We intentionally used data collected from a ‘normal’ environment, because we wanted to distinguish among behavior types in a rich and ambiguous environment, and not uncover ‘good’ versus ‘adversarial’ behavior. ‘Terrorist’ and ‘normal’ behaviors are all ultimately comprised of activity patterns. The purpose of the algorithms is to distinguish these patterns.
To overcome video-quality and tracking-inconsistency issues, we manually labeled video frames with objects and motion events corresponding to their behavior (see Figure 3). During the vignette, a person exits one of the buildings, enters a car, drives to the other side of the parking lot, parks the car, and goes to another building. We used simple types of motion events, which could be detected if people and vehicle tracking were available.
Figure 3. Manual event extraction. Activity: ‘Repark.’
We focused on developing models for activity and function recognition. Activities consist of a sequence of events for a single entity or interacting entities. Spanning minutes to hours, they form a pattern, such as a car decelerating and stopping or one car following another. An entity can be in motion or stationary at any given point in time. Examples of activity keywords included in our models are person-shopping, car-unloading, drop-off, load-carrying, vehicle-following, and meeting. Functions define a composition of several activities performed by multiple entities, possibly at different locations, spanning hours to months. Examples in our models include post-office, taxi-driver, delivery-vehicle, material-storage, crowd-leader, and residential-area.
We paid special attention to discovering complex activity patterns, i.e., behaviors over longer periods that involve multiple interacting entities. Such behaviors are often associated with numerous events occurring in parallel and cannot be recognized by observing and reasoning about individual people, cars, and places. To model complex activities, we used networks to describe profiles of roles and their relations (see Figure 4). We then searched for these patterns within the area covered by the surveillance video.

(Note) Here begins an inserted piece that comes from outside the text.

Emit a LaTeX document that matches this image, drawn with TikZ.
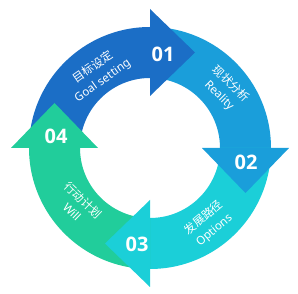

Figure 4. Example of modeling a complex activity, ‘play football.’ E: End. G: Guard. QB: Quarterback. S: Safety. T: Tackle. WR: Wide receiver.
In testing the performance of several algorithms on the surveillance-video data set, we achieved high recognition accuracy for a wide range of activity and function types (see Figure 5). Our best algorithm achieved 70% accuracy in recognizing activities of people, 97% for groups, 67% for cars, 96% in recognizing complex activities, and 90% in determining the functions of areas and facilities. These results show that accurate, automated activity and function recognition in complex urban terrain is feasible.
Note that we did not thoroughly conduct ‘people tracking’ or ‘dismounts’ because of the low resolution of the imagery. Without better motion tracking of individuals, vehicle-only data is ambiguous and provides lower accuracy of recognition. In contrast, complex multi-entity activities yield higher accuracy because complex dependencies can be exploited to achieve better identification.
Figure 5. Accuracy of recognition for best algorithm.
Much of the behavior in the OSU imagery is individualistic (students engaged in their individual tasks of going to class, the library, shopping, etc.). Yet, in a conflict environment, evidence shows that complex activities are the more prevalent behaviors of interest to military intelligence. Adversarial actions, such as ambushes, are intentionally planned and coordinated amongst numerous entities. This suggests that within the intelligence-analysis and decision-support domain, algorithms to identify suspicious multi-entity activities would enable better threat recognition.
The full promise of exploiting wide-area persistent surveillance to anticipate and interdict threats will be made possible as algorithms and technologies that automate the discovery of activities mature (to which we continue to contribute). Rather than analysts poring through millions of video images, we envision refined algorithms allowing them to query events, activities, and relationships to identify particular threats. Our ultimate goal is to enable analysts to exploit video in the same way that large text repositories can currently be searched and retrieved using simple and complex queries.